Copy each line where the word "with" occurs.

### [Supplied data]
[start]
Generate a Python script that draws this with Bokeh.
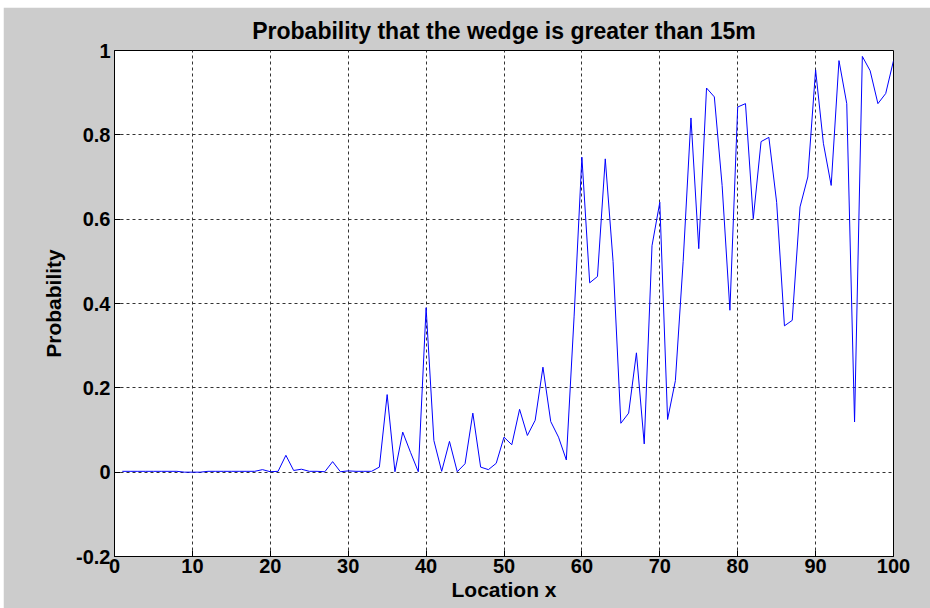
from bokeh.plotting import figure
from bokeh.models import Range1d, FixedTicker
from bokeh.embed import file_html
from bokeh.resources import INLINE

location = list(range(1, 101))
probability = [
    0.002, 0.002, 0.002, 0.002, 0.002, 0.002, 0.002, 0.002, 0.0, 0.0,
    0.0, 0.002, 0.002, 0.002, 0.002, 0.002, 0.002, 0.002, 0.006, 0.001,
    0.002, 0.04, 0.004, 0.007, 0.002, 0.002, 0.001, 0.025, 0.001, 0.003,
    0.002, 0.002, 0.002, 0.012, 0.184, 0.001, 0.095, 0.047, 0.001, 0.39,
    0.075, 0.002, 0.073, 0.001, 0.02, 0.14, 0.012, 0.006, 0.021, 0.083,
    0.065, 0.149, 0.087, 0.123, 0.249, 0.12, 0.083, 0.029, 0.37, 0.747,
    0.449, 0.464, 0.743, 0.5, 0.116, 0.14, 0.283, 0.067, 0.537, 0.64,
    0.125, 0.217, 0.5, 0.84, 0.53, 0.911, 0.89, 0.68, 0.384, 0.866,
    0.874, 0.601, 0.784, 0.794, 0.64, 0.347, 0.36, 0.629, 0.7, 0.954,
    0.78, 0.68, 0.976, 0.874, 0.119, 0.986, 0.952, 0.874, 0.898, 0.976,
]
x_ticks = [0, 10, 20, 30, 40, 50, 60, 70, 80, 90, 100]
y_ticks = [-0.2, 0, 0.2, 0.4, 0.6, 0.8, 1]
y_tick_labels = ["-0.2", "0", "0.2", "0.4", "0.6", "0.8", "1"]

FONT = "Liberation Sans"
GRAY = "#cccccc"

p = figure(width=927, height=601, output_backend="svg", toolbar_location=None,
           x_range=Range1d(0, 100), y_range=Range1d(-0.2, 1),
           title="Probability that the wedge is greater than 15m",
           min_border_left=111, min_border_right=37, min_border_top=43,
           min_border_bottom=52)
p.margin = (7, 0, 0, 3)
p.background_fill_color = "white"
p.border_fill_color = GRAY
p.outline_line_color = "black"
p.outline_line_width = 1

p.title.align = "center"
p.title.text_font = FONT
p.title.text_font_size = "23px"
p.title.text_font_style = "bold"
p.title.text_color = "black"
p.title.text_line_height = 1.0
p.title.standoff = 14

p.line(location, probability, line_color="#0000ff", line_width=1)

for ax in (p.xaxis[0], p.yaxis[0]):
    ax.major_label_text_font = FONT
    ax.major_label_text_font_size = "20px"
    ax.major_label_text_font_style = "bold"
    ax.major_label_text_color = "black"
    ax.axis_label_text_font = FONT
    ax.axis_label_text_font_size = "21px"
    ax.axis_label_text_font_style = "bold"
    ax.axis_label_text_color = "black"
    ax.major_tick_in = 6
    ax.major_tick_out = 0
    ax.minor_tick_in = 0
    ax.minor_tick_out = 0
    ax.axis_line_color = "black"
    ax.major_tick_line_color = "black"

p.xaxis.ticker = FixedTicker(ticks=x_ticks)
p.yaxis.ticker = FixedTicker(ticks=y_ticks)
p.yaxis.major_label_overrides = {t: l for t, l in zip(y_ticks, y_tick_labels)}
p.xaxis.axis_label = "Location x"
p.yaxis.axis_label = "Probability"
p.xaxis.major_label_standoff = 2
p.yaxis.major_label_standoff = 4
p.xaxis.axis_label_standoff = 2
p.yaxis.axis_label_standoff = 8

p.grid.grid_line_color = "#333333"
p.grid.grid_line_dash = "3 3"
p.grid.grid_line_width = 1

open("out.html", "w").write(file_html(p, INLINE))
[end]
[start]
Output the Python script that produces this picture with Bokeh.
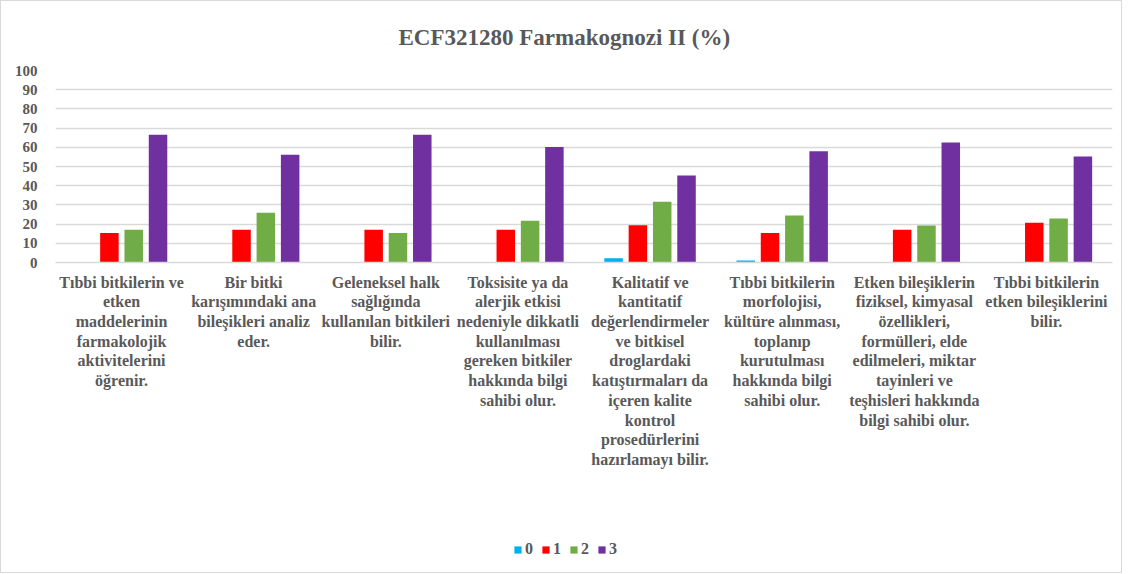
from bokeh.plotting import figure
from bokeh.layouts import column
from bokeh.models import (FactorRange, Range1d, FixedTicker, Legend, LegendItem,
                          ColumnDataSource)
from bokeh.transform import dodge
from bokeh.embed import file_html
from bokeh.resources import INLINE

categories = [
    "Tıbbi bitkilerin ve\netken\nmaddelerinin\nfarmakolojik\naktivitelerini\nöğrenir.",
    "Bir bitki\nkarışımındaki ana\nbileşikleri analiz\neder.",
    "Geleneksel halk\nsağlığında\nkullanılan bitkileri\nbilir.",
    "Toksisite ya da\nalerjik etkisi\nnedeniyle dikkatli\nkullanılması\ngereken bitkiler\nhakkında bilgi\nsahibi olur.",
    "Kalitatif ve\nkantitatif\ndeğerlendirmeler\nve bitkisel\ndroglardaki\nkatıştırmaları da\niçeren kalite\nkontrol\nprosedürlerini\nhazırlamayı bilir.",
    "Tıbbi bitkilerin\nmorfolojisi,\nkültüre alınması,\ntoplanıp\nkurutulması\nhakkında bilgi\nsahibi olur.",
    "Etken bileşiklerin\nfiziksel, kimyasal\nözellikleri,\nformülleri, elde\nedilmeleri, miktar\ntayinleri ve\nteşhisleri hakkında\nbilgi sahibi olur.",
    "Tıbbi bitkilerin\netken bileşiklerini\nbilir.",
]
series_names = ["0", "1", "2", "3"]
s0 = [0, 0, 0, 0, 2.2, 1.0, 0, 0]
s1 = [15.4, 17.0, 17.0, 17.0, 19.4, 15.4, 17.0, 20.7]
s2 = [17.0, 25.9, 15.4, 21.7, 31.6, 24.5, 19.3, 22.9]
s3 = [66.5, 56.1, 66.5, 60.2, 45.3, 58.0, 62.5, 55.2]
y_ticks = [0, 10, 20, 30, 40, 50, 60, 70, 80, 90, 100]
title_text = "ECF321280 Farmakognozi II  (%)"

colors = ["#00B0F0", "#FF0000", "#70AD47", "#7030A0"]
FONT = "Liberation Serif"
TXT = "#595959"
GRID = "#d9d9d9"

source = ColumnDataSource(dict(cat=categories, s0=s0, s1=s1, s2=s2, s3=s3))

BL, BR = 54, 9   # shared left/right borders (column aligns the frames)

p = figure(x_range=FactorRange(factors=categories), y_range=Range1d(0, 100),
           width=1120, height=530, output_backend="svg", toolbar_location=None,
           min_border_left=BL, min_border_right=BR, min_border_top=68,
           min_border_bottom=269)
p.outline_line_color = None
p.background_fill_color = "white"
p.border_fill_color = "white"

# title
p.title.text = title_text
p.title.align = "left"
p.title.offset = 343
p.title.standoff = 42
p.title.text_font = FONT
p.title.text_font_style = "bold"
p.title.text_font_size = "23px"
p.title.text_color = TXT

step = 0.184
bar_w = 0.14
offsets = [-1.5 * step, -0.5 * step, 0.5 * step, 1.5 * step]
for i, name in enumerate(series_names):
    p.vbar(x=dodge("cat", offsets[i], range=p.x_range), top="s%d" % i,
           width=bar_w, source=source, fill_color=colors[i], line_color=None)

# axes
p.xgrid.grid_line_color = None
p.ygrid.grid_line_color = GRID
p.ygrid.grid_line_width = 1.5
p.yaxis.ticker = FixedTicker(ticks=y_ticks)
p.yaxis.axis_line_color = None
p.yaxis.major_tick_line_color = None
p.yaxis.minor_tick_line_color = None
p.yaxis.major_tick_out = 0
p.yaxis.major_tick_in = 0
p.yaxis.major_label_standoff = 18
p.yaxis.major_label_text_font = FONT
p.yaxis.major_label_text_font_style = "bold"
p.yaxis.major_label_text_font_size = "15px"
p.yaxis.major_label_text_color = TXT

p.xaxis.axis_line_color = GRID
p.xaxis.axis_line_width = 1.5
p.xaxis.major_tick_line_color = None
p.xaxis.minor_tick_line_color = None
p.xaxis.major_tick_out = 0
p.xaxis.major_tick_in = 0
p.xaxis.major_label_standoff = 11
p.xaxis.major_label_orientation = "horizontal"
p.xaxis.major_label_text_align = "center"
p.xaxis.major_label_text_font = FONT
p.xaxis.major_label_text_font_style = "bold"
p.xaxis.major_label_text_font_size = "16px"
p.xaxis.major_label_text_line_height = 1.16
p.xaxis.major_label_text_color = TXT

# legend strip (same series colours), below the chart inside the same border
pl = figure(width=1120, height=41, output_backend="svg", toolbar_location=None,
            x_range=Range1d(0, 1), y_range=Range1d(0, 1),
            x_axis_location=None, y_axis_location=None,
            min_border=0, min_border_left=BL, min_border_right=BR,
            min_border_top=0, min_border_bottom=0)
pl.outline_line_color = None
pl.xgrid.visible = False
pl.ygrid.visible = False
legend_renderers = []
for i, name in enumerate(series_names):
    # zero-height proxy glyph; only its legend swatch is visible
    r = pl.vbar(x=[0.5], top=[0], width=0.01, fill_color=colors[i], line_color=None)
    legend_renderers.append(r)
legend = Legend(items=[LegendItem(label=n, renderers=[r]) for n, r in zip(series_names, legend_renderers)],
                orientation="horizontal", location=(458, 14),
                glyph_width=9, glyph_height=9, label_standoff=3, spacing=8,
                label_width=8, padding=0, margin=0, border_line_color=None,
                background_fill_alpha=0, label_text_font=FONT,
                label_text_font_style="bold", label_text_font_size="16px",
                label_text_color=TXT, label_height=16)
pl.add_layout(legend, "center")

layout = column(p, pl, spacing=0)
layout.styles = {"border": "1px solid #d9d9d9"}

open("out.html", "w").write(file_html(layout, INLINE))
[end]
### [Written answer]
Generate a Python script that draws this with Bokeh.
Output the Python script that produces this picture with Bokeh.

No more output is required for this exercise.